Thanks! Reassuring points. I wanna level-up to it eventually, but I am taking the move very seriously. I doubt I'll even demo until I've had over 6 months of consistent gains with my current system.
I'm addicted already. Long story short, I started learning about the markets when Covid hit and my day job switched to work-from-home. Had a lot more free time on my hands, needed a hobby, and 3 years later, I can't get enough stock books to read, and I'm fantasizing about quitting the day job someday, hopefully in 5 years.
%% ACTUALLY a sharp knife is better= less effort to cut most any thing. Did ES + more leveraged futures ; but i still do some cash ETFs, occasional dividends= no auto liquidation [Yea i know foreclosure always happens to someone else or with leverage. different market anyway LOL] I like to target shoot \ could be much more dangerous than a knife so i use both + sometime leverage. So i dont have to have thrills just from capital markets. Good post
A quick look at the QQQ's shows a gain so far this year of over 40%. What's the gain on your trading account? (Chuckle) Mine aint close to that. LOL might have to switch to buy and hold
This is much less likely to happen with futures such as /NQ and /MNQ as there is no long halt in trading hours. Just make sure that there is sufficient liquidity in the "slow hours" to suit your trading style.

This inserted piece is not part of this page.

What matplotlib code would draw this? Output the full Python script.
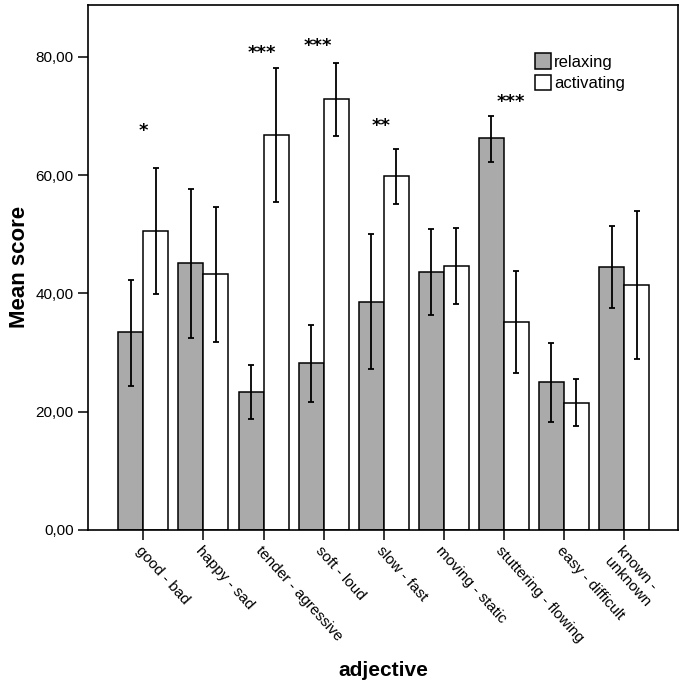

Ever heard of cherry-picking? What if I had bought in December 2021 and held until now. How would things look then? Or should I have just known to buy on 1/3/23?

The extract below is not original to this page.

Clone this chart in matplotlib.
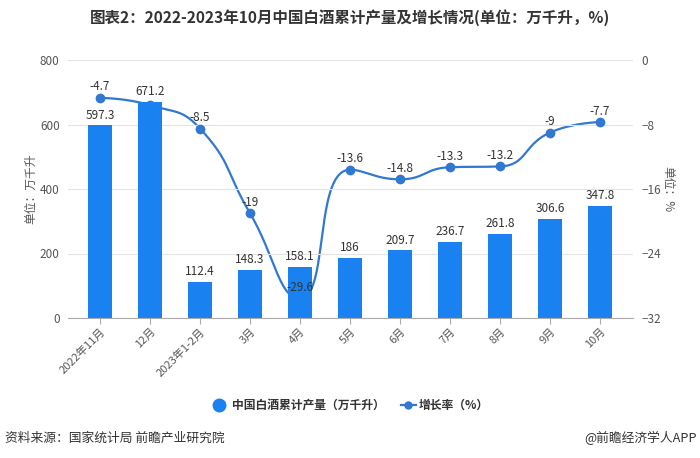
import numpy as np
import matplotlib
matplotlib.use("Agg")
import matplotlib.pyplot as plt

plt.rcParams['font.family'] = ['Noto Sans CJK SC', 'DejaVu Sans']

# --- data ---
months = ["2022年11月", "12月", "2023年1-2月", "3月", "4月", "5月", "6月",
          "7月", "8月", "9月", "10月"]
output = [597.3, 671.2, 112.4, 148.3, 158.1, 186, 209.7, 236.7, 261.8, 306.6, 347.8]
growth = [-4.7, -5.6, -8.5, -19, -29.6, -13.6, -14.8, -13.3, -13.2, -9, -7.7]
growth_labels = ["-4.7", "", "-8.5", "-19", "-29.6", "-13.6", "-14.8",
                 "-13.3", "-13.2", "-9", "-7.7"]

BAR = "#1a82f0"
LINE = "#3278d0"
GRID = "#e3e3e3"
TXT = "#555555"

# growth axis -32..0 mapped onto bar axis 0..800
def g2b(v):
    return (np.asarray(v, float) + 32) * 25


def smooth_path(xs, ys, smooth=0.5, n=30):
    # echarts-like bezier smoothing with clamped control points (pixel-ish space)
    pts = list(zip(xs, ys))
    out_x, out_y = [pts[0][0]], [pts[0][1]]
    cp0 = pts[0]
    m = len(pts)
    for i in range(1, m):
        px, py = pts[i - 1]
        x, y = pts[i]
        nxt_cp = None
        if i == m - 1:
            cp1 = (x, y)
        else:
            nx, ny = pts[i + 1]
            vx, vy = nx - px, ny - py
            lp = np.hypot(x - px, y - py)
            ln = np.hypot(nx - x, ny - y)
            r = ln / (ln + lp)
            ncx = x + vx * smooth * r
            ncy = y + vy * smooth * r
            ncx = max(min(ncx, max(nx, x)), min(nx, x))
            ncy = max(min(ncy, max(ny, y)), min(ny, y))
            vx, vy = ncx - x, ncy - y
            c1x = x - vx * lp / ln
            c1y = y - vy * lp / ln
            c1x = max(min(c1x, max(px, x)), min(px, x))
            c1y = max(min(c1y, max(py, y)), min(py, y))
            vx, vy = x - c1x, y - c1y
            nxt_cp = (x + vx * ln / lp, y + vy * ln / lp)
            cp1 = (c1x, c1y)
        t = np.linspace(0, 1, n)[1:]
        bx = (1-t)**3*px + 3*(1-t)**2*t*cp0[0] + 3*(1-t)*t**2*cp1[0] + t**3*x
        by = (1-t)**3*py + 3*(1-t)**2*t*cp0[1] + 3*(1-t)*t**2*cp1[1] + t**3*y
        out_x.extend(bx)
        out_y.extend(by)
        cp0 = nxt_cp
    return np.array(out_x), np.array(out_y)


fig = plt.figure(figsize=(7, 4.58), dpi=100)
ax = fig.add_axes([68/700, 1 - 318/458, 565/700, 258/458])
x = np.arange(len(months))

# smooth line (behind the bars, like the original)
XPX, YPX = 51.4, 258/32
sx, sy = smooth_path(x * XPX, np.asarray(growth) * YPX)
ax.plot(sx / XPX, g2b(sy / YPX), color=LINE, lw=1.6, zorder=1.5)
ax.plot(x, g2b(growth), "o", color=LINE, ms=6, zorder=1.6)

ax.bar(x, output, width=0.48, color=BAR, zorder=2)
for xi, v in zip(x, output):
    ax.text(xi, v + 12, f"{v:g}", ha="center", va="bottom", fontsize=8.5, color="#333333", zorder=5)
for xi, v, lab in zip(x, g2b(growth), growth_labels):
    if lab:
        ax.text(xi, v + 14, lab, ha="center", va="bottom", fontsize=8.5, color="#333333", zorder=5)

ax.set_xlim(-0.64, 10.66)
ax.set_ylim(0, 800)
ax.set_yticks([0, 200, 400, 600, 800])
ax.grid(axis="y", color=GRID, lw=0.8, zorder=0)
ax.set_xticks(x)
ax.set_xticklabels(months, rotation=45, ha="right", rotation_mode="anchor", fontsize=8, color=TXT)
ax.tick_params(axis="y", length=0, labelsize=8.5, labelcolor=TXT, pad=6)
ax.tick_params(axis="x", length=4, color="#aaaaaa", pad=2)
for s in ["top", "right", "left"]:
    ax.spines[s].set_visible(False)
ax.spines["bottom"].set_color("#aaaaaa")
ax.set_ylabel("单位：万千升", fontsize=8.5, color=TXT, labelpad=2)

ax2 = ax.twinx()
ax2.set_ylim(-32, 0)
ax2.set_yticks([0, -8, -16, -24, -32])
ax2.tick_params(axis="y", length=0, labelsize=8.5, labelcolor=TXT, pad=6)
for s in ["top", "right", "left", "bottom"]:
    ax2.spines[s].set_visible(False)
ax2.set_ylabel("单位：%", fontsize=8.5, color=TXT, rotation=-90, labelpad=10)

# title
fig.text(0.5, 1 - 18/458, "图表2：2022-2023年10月中国白酒累计产量及增长情况(单位：万千升，%)",
         ha="center", va="center", fontsize=11.2, fontweight="bold", color="#333333")

# legend
ly = 1 - 405/458
fig.lines.append(plt.Line2D([219/700], [ly], marker="o", ms=9, color=BAR, lw=0,
                            transform=fig.transFigure))
fig.text(232/700, ly, "中国白酒累计产量（万千升）", ha="left", va="center",
         fontsize=8.5, fontweight="bold", color="#333333")
fig.lines.append(plt.Line2D([401/700, 416/700], [ly, ly], color=LINE, lw=1.6,
                            transform=fig.transFigure))
fig.lines.append(plt.Line2D([408.5/700], [ly], marker="o", ms=5, color=LINE, lw=0,
                            transform=fig.transFigure))
fig.text(419/700, ly, "增长率（%）", ha="left", va="center",
         fontsize=8.5, fontweight="bold", color="#333333")

# footer
fig.text(5/700, 1 - 438/458, "资料来源：国家统计局 前瞻产业研究院", ha="left", va="center",
         fontsize=9.2, color="#333333")
fig.text(697/700, 1 - 438/458, "@前瞻经济学人APP", ha="right", va="center",
         fontsize=9.2, color="#333333")

fig.savefig("out.png", dpi=100)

Depends on when you bought in 2021. If bought at end of year you'd still be underwater, as the peak was Jan 3rd, 2022. So yeah, it's easy for a lot of people to see what currently is without seeing where we have come from.
God you guys love to talk in circles. To play along briefly, the best case scenario from 2021 to today is to buy the dead low of 3/1/21 at $298. You'd now be up about $85 per share. That's only $40 per share per year. The worst case scenario is to have bought the ATH in 2021 at 408, and 20 months later, you'd almost be back to breakeven. I do much better than either of those two scenarios, daytrading.
Stay away from NQ at the beginning, I would say start with trading MES with NQ on a side monitor to see their correlation.